Thanks to the Obama DOJ, that is no longer in question.  The answer is resoundingly clear: American war criminals, responsible for some of the most shameful and inexcusable crimes in the nation’s history — the systematic, deliberate legalization of a worldwide torture regime — will be fully immunized for those crimes.  And, of course, the Obama administration has spent years just as aggressively shielding those war criminals from all other forms of accountability beyond the criminal realm: invoking secrecy and immunity doctrines to prevent their victims from imposing civil liability, exploiting their party’s control of Congress to suppress formal inquiries, and pressuring and coercing other nations not to investigate their own citizens’ torture at American hands. 

All of those efforts, culminating in yesterday’s entirely unsurprising announcement, means that the U.S. Government has effectively shielded itself from even minimal accountability for its vast torture crimes of the last decade.  Without a doubt, that will be one of the most significant, enduring and consequential legacies of the Obama presidency.

Adam Serwer:

As Glenn Greenwald notes, the Obama administration has blocked all attempts by detainees to sue torture facilitators with its generous use of the state secrets doctrine.

What that means is that the only thing preventing a future Republican president from using torture techniques is a flimsy, reversible executive order from the president himself, because no court has ever made a determination that the interrogation techniques themselves were illegal. Both the new Secretary of Defense Leon Panetta, and the new CIA chief David Petraeus, both once among the most prominent opponents of torture, have now expressed support for the idea of using coercive interrogations in “limited” circumstances. Torture became an issue of partisan dispute because Republicans rallied to the defense of their former president. What happens if the same thing happens with Obama supporters, and they feel the need to minimize the magnitude of what happened under Bush in order to defend the lack of accountability sought by their president?

The fact that so few people, if any, will face professional, civil or criminal sanction for torture bothers me far less than the possibility of torture itself becoming American policy again. Between the absence of strong legal barriers to torture and the deterrent factor of criminal or civil accountability, that outcome seems quite possible.

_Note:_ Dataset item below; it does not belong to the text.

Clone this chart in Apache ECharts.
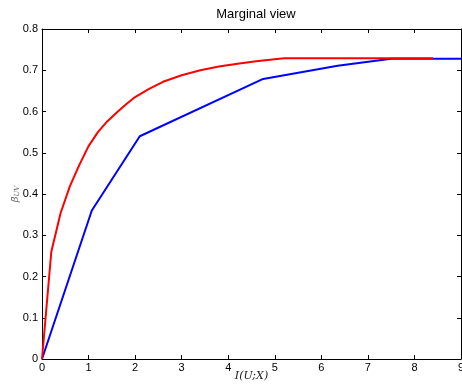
<!DOCTYPE html>
<html><head><meta charset="utf-8">
<script src="https://cdn.jsdelivr.net/npm/echarts@6/dist/echarts.min.js"></script>
<style>html,body{margin:0;padding:0;background:#fff}#c{width:462px;height:385px}</style>
</head><body><div id="c"></div>
<script>
const titleText = 'Marginal view';
const xTicks = [0,1,2,3,4,5,6,7,8,9];
const yTicks = [0,0.1,0.2,0.3,0.4,0.5,0.6,0.7,0.8];
const blueX = [0, 1.07, 2.1, 4.75, 6.35, 7.5, 9];
const blueY = [0, 0.36, 0.54, 0.679, 0.711, 0.728, 0.728];
const redX = [0,0.2,0.4,0.6,0.8,1.0,1.2,1.4,1.6,1.8,2.0,2.3,2.6,3.0,3.4,3.8,4.2,4.6,5.2,8.4];
const redY = [0,0.26,0.354,0.419,0.47,0.516,0.55,0.576,0.597,0.617,0.635,0.655,0.672,0.688,0.70,0.709,0.716,0.722,0.729,0.729];

const zip = (a,b)=>a.map((v,i)=>[v,b[i]]);
const chart = echarts.init(document.getElementById('c'), null, {renderer:'canvas'});
const axisCommon = {
  axisLine:{show:true,onZero:false,lineStyle:{color:'#000',width:1}},
  axisTick:{show:true,inside:true,length:4,lineStyle:{color:'#000'}},
  splitLine:{show:false}
};
chart.setOption({
  animation:false,
  backgroundColor:'#fff',
  title:{text:titleText,left:251,textAlign:'center',top:3,textStyle:{fontFamily:'Liberation Sans, Arial',fontSize:13,fontWeight:'normal',color:'#000'}},
  grid:{left:42,right:1,top:29,bottom:26,containLabel:false,outerBoundsMode:'none'},
  xAxis:[
    Object.assign({type:'value',min:0,max:9,interval:1,position:'bottom',
      name:'I(U;X)',nameLocation:'middle',nameGap:12,nameMoveOverlap:false,
      nameTextStyle:{fontFamily:'DejaVu Serif, Liberation Serif, serif',fontStyle:'italic',fontSize:11,color:'#222'},
      axisLabel:{show:true,color:'#000',fontFamily:'Liberation Sans, Arial',fontSize:11,margin:3,formatter:v=>String(v)}},axisCommon),
    Object.assign({type:'value',min:0,max:9,interval:1,position:'top',axisLabel:{show:false}},axisCommon)
  ],
  yAxis:[
    Object.assign({type:'value',min:0,max:0.8,interval:0.1,position:'left',
      name:'{b|β̄}{s|UV}',nameLocation:'middle',nameGap:21,nameRotate:90,nameMoveOverlap:false,
      nameTextStyle:{rich:{b:{fontFamily:'DejaVu Serif, serif',fontStyle:'italic',fontSize:10,color:'#666'},s:{fontFamily:'DejaVu Serif, serif',fontStyle:'italic',fontSize:7,color:'#666',verticalAlign:'bottom',padding:[4,0,0,0]}}},
      axisLabel:{show:true,color:'#000',fontFamily:'Liberation Sans, Arial',fontSize:11,margin:4,formatter:v=>v===0?'0':v.toFixed(1)}},axisCommon),
    Object.assign({type:'value',min:0,max:0.8,interval:0.1,position:'right',axisLabel:{show:false}},axisCommon)
  ],
  series:[
    {type:'line',data:zip(blueX,blueY),showSymbol:false,lineStyle:{color:'#0000ff',width:2},itemStyle:{color:'#0000ff'},z:2},
    {type:'line',data:zip(redX,redY),showSymbol:false,lineStyle:{color:'#ff0000',width:2},itemStyle:{color:'#ff0000'},z:3}
  ]
});
</script></body></html>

On The Popular Response To Bin Laden’s Death

David Sirota has a good piece up on Salon.com about the reactions in the United States yesterday on hearing the news of Osama bin Laden’s killing.

I must say he voices the same slightly uncomfortable feelings I involuntarily got from watching partying crowds outside the White House and in New York. I guess one should empathize with such outbursts, but I couldn’t help but think about partying crowds in the Gaza Strip when 9/11 occurred (even though I want to stress that killing Osama bin Laden is in no way comparable to the attack on the Twin Towers). Basically people are celebrating death. Now I share relief when a mass murderer, in the case of some people responsible for the death of loved ones, is gone, but the whole gung-ho, “America, fuck yeah!” vibe surrounding that…

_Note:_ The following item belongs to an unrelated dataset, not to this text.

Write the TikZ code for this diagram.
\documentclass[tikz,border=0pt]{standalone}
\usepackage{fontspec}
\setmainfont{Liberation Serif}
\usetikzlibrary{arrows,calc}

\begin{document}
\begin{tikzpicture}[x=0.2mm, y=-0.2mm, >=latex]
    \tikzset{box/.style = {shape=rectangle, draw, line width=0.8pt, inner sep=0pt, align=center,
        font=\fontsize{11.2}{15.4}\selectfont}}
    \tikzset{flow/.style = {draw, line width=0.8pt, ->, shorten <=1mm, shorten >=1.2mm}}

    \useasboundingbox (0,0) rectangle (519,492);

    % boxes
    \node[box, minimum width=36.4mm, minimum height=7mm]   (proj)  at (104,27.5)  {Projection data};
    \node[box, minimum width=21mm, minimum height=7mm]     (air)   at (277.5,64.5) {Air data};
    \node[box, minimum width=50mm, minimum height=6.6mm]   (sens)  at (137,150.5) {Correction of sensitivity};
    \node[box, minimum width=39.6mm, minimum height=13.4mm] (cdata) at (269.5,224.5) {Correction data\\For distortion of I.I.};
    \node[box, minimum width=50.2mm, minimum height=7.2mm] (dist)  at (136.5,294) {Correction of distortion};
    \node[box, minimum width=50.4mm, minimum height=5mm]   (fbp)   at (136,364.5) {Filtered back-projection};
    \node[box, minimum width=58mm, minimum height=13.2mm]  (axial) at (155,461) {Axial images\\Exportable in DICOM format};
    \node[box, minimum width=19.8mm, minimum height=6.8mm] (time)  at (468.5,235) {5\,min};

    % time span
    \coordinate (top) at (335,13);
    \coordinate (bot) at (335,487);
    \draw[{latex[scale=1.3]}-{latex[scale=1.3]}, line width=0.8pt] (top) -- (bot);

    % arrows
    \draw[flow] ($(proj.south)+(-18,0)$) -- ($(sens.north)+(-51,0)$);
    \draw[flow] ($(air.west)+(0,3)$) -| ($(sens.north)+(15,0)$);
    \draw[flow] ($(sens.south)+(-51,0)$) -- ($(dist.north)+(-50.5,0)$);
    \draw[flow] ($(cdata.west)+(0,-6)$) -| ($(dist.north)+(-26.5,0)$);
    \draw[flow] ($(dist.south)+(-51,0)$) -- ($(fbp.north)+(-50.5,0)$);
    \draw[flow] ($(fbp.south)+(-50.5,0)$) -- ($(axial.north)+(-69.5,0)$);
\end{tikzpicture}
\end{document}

I don’t know, I thought it was a less pretty face of America.

Sirota:

There is ample reason to feel relief that Osama bin Laden is no longer a threat to the world, and I say that not just because I was among the many congressional staffers told to flee the U.S. Capitol on 9/11. I say that because he was clearly an evil person who celebrated violence against all whom he deemed “enemies” — and the world needs less of such zealotry, not more.

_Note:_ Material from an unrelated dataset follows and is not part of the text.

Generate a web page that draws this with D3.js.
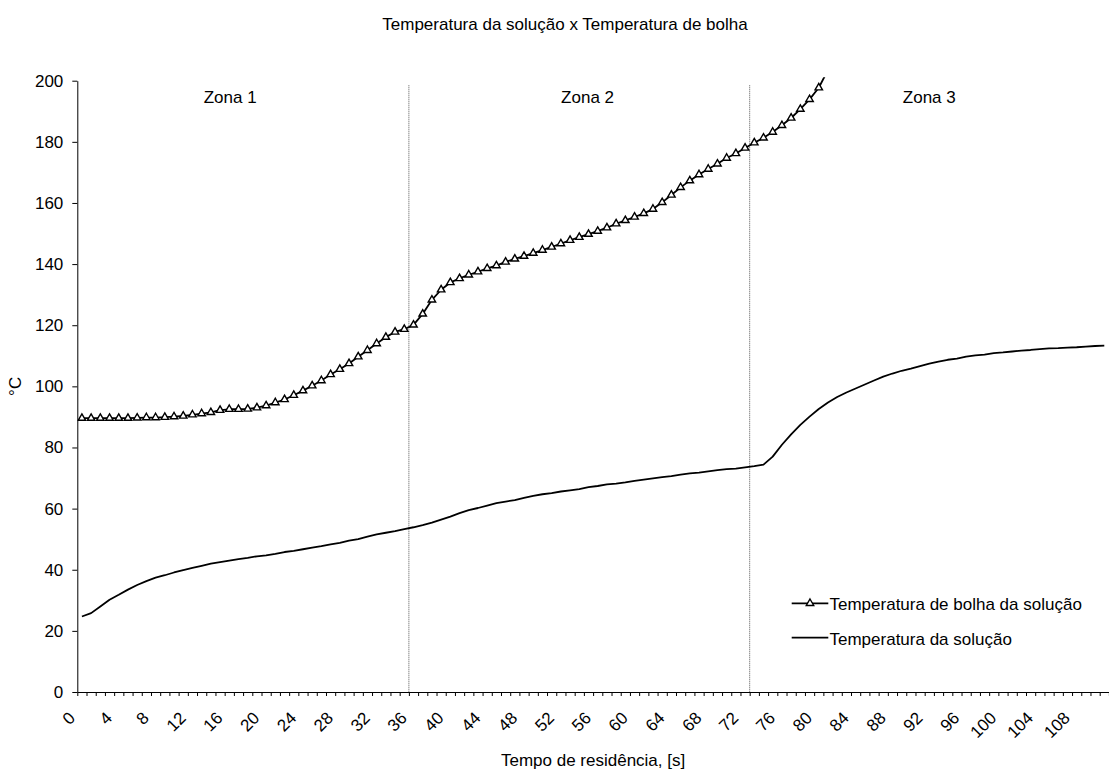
<!DOCTYPE html>
<html>
<head>
<meta charset="utf-8">
<script src="https://cdn.jsdelivr.net/npm/d3@7"></script>
<style>
  html, body { margin: 0; padding: 0; background: #fff; }
  svg text { font-family: "Liberation Sans", Arial, sans-serif; fill: #000; }
</style>
</head>
<body>
<div id="chart"></div>
<script>
// series names (legend order)
const seriesNames = ['Temperatura de bolha da solução', 'Temperatura da solução'];

// bubble temperature of the solution, one value per 1 s step
const bolha = [
  89.6, 89.6, 89.6, 89.6, 89.6, 89.6, 89.7, 89.8, 89.8, 89.9,
  90.1, 90.3, 90.7, 91.1, 91.5, 92.2, 92.5, 92.5, 92.6, 93.0,
  93.7, 94.7, 95.7, 97.1, 98.6, 100.2, 101.9, 103.9, 105.6, 107.5,
  109.7, 111.8, 114.0, 116.1, 117.8, 118.7, 120.1, 123.7, 128.3, 131.6,
  134.0, 135.3, 136.5, 137.5, 138.6, 139.5, 140.7, 141.7, 142.6, 143.6,
  144.6, 145.6, 146.7, 147.8, 148.8, 149.8, 150.8, 151.9, 153.2, 154.3,
  155.4, 156.6, 158.0, 160.2, 162.6, 165.1, 167.3, 169.3, 171.1, 172.8,
  174.7, 176.2, 178.0, 179.7, 181.3, 183.2, 185.4, 187.8, 190.7, 193.9,
  197.7, 203.5
];

// solution temperature
const solucao = [
  24.7, 25.8, 28.0, 30.2, 31.8, 33.5, 35.0, 36.3, 37.4, 38.2,
  39.1, 39.9, 40.6, 41.3, 42.0, 42.5, 43.0, 43.5, 43.9, 44.4,
  44.7, 45.2, 45.8, 46.2, 46.7, 47.2, 47.7, 48.3, 48.8, 49.5,
  50.0, 50.8, 51.6, 52.1, 52.6, 53.3, 53.9, 54.6, 55.4, 56.4,
  57.4, 58.5, 59.5, 60.2, 61.0, 61.8, 62.3, 62.8, 63.5, 64.2,
  64.7, 65.1, 65.6, 66.0, 66.4, 67.0, 67.4, 67.9, 68.2, 68.6,
  69.1, 69.5, 69.9, 70.3, 70.6, 71.1, 71.5, 71.8, 72.2, 72.6,
  72.9, 73.1, 73.5, 73.9, 74.4, 77.0, 80.9, 84.3, 87.4, 90.1,
  92.6, 94.7, 96.5, 98.0, 99.3, 100.6, 101.9, 103.2, 104.2, 105.1,
  105.8, 106.6, 107.4, 108.1, 108.7, 109.1, 109.7, 110.1, 110.4, 110.9,
  111.1, 111.4, 111.7, 111.9, 112.2, 112.4, 112.5, 112.7, 112.8, 113.0,
  113.2, 113.3
];

// axis ticks
const yTicks = [0, 20, 40, 60, 80, 100, 120, 140, 160, 180, 200];
const xTickLabels = [0, 4, 8, 12, 16, 20, 24, 28, 32, 36, 40, 44, 48, 52, 56, 60, 64, 68, 72, 76, 80, 84, 88, 92, 96, 100, 104, 108];
const nCategories = 112;

// zone boundaries (s) and zone labels
const zoneBounds = [36, 73];
const zoneNames = ['Zona 1', 'Zona 2', 'Zona 3'];
const zoneLabelAt = [16.6, 55.4, 92.5];

const title = 'Temperatura da solução x Temperatura de bolha';
const xTitle = 'Tempo de residência, [s]';
const yTitle = '°C';

// dimensions
const width = 1109;
const height = 771;
const plot = { left: 77.3, right: 1108.9, top: 80.7, bottom: 692 };

const svg = d3.select('#chart').append('svg')
  .attr('width', width)
  .attr('height', height);

const x = d3.scaleLinear().domain([0, nCategories]).range([plot.left, plot.right]);
const y = d3.scaleLinear().domain([0, 200]).range([plot.bottom, plot.top]);

// clip for the curve that leaves the top of the plot
svg.append('clipPath').attr('id', 'plotclip')
  .append('rect')
  .attr('x', plot.left)
  .attr('y', plot.top - 3.5)
  .attr('width', plot.right - plot.left)
  .attr('height', plot.bottom - plot.top + 3.5);

// title
svg.append('text')
  .attr('x', 565).attr('y', 30)
  .attr('text-anchor', 'middle')
  .style('font-size', '17px')
  .text(title);

// zone dividers
svg.append('g').selectAll('line')
  .data(zoneBounds)
  .join('line')
  .attr('x1', (d) => x(d)).attr('x2', (d) => x(d))
  .attr('y1', y(198.5)).attr('y2', plot.bottom)
  .attr('stroke', '#555')
  .attr('stroke-width', 1)
  .attr('stroke-dasharray', '1,1');

svg.append('g').selectAll('text')
  .data(zoneNames)
  .join('text')
  .attr('x', (d, i) => x(zoneLabelAt[i]))
  .attr('y', 103)
  .attr('text-anchor', 'middle')
  .style('font-size', '17px')
  .text((d) => d);

// series
const line = d3.line()
  .x((d, i) => x(i + 0.5))
  .y((d) => y(d));

const series = svg.append('g').attr('clip-path', 'url(#plotclip)');

series.append('path')
  .datum(solucao)
  .attr('d', line)
  .attr('fill', 'none')
  .attr('stroke', '#000')
  .attr('stroke-width', 1.8)
  .attr('stroke-linejoin', 'round');

series.append('path')
  .datum(bolha)
  .attr('d', line)
  .attr('fill', 'none')
  .attr('stroke', '#000')
  .attr('stroke-width', 1.8)
  .attr('stroke-linejoin', 'round');

const triangle = d3.symbol(d3.symbolTriangle, 24);

series.append('g').selectAll('path')
  .data(bolha.map((v, i) => ({ v, i })).filter((d) => d.v <= 200))
  .join('path')
  .attr('d', triangle)
  .attr('transform', (d) => `translate(${x(d.i + 0.5)},${y(d.v)})`)
  .attr('fill', '#fff')
  .attr('stroke', '#000')
  .attr('stroke-width', 1.4);

// axes
const yAxis = d3.axisLeft(y).tickValues(yTicks).tickSize(5).tickSizeOuter(0).tickPadding(9);
const gy = svg.append('g').attr('transform', `translate(${plot.left},0)`).call(yAxis);
gy.selectAll('text').style('font-size', '17px').style('font-family', '"Liberation Sans", Arial, sans-serif');

const xAxis = d3.axisBottom(x)
  .tickValues(d3.range(0, nCategories + 1))
  .tickSize(4)
  .tickSizeOuter(0)
  .tickFormat((d) => (xTickLabels.includes(d) ? d : ''));
const gx = svg.append('g').attr('transform', `translate(0,${plot.bottom})`).call(xAxis);
gx.selectAll('text')
  .attr('y', null).attr('dy', null)
  .attr('text-anchor', 'end')
  .attr('transform', 'translate(-1.5,27) rotate(-45)')
  .style('font-size', '17px')
  .style('font-family', '"Liberation Sans", Arial, sans-serif');

svg.selectAll('.domain, .tick line').attr('stroke', '#000');

// axis titles
svg.append('text')
  .attr('x', (plot.left + plot.right) / 2).attr('y', 766)
  .attr('text-anchor', 'middle')
  .style('font-size', '17px')
  .text(xTitle);

svg.append('text')
  .attr('transform', `translate(21,${(plot.top + plot.bottom) / 2}) rotate(-90)`)
  .attr('text-anchor', 'middle')
  .style('font-size', '17px')
  .text(yTitle);

// legend
const legend = svg.append('g');
const legendRows = [603.3, 637.7];
seriesNames.forEach((name, i) => {
  const row = legend.append('g').attr('transform', `translate(0,${legendRows[i]})`);
  row.append('line')
    .attr('x1', 791.7).attr('x2', 828.3)
    .attr('stroke', '#000').attr('stroke-width', 1.8);
  if (i === 0) {
    row.append('path')
      .attr('d', triangle)
      .attr('transform', 'translate(810,0)')
      .attr('fill', '#fff').attr('stroke', '#000').attr('stroke-width', 1.4);
  }
  row.append('text')
    .attr('x', 829.5).attr('y', 7)
    .style('font-size', '17px')
    .text(name);
});
</script>
</body>
</html>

However, somber relief was not the dominant emotion presented to America when bin Laden’s death was announced. Instead, the Washington press corps — helped by a wild-eyed throng outside the White House — insisted that unbridled euphoria is the appropriate response. And in this we see bin Laden’s more enduring victory — a victory that will unfortunately last far beyond his passing.

For decades, we have held in contempt those who actively celebrate death. When we’ve seen video footage of foreigners cheering terrorist attacks against America, we have ignored their insistence that they are celebrating merely because we have occupied their nations and killed their people. Instead, we have been rightly disgusted — not only because they are lauding the death of our innocents, but because, more fundamentally, they are celebrating death itself. That latter part had been anathema to a nation built on the presumption that life is an “unalienable right.”

But in the years since 9/11, we have begun vaguely mimicking those we say we despise, sometimes celebrating bloodshed against those we see as Bad Guys just as vigorously as our enemies celebrate bloodshed against innocent Americans they (wrongly) deem as Bad Guys. Indeed, an America that once carefully refrained from flaunting gruesome pictures of our victims for fear of engaging in ugly death euphoria now ogles pictures of Uday and Qusay’s corpses, rejoices over images of Saddam Hussein’s hanging and throws a party at news that bin Laden was shot in the head.

This is bin Laden’s lamentable victory: He has changed America’s psyche from one that saw violence as a regrettable-if-sometimes-necessary act into one that finds orgasmic euphoria in news of bloodshed. In other words, he’s helped drag us down into his sick nihilism by making us like too many other bellicose societies in history — the ones that aggressively cheer on killing, as long as it is the Bad Guy that is being killed.

Again, this isn’t in any way to equate Americans who cheer on bin Laden’s death with, say, those who cheered after 9/11. Bin Laden was a mass murderer who had punishment coming to him, while the 9/11 victims were innocent civilians whose deaths are an unspeakable tragedy. Likewise, this isn’t to say that we should feel nothing at bin Laden’s neutralization, or that the announcement last night isn’t cause for any positive feeling at all — it most certainly is.

But it is to say that our reaction to the news last night should be the kind often exhibited by victims’ families at a perpetrator’s lethal injection — a reaction typically marked by both muted relief but also by sadness over the fact that the perpetrators’ innocent victims are gone forever, the fact that the perpetrator’s death cannot change the past, and the fact that our world continues to produce such monstrous perpetrators in the first place.

When we lose the sadness part — when all we do is happily scream “USA! USA! USA!” at news of yet more killing in a now unending back-and-forth war — it’s a sign we may be inadvertently letting the monsters win.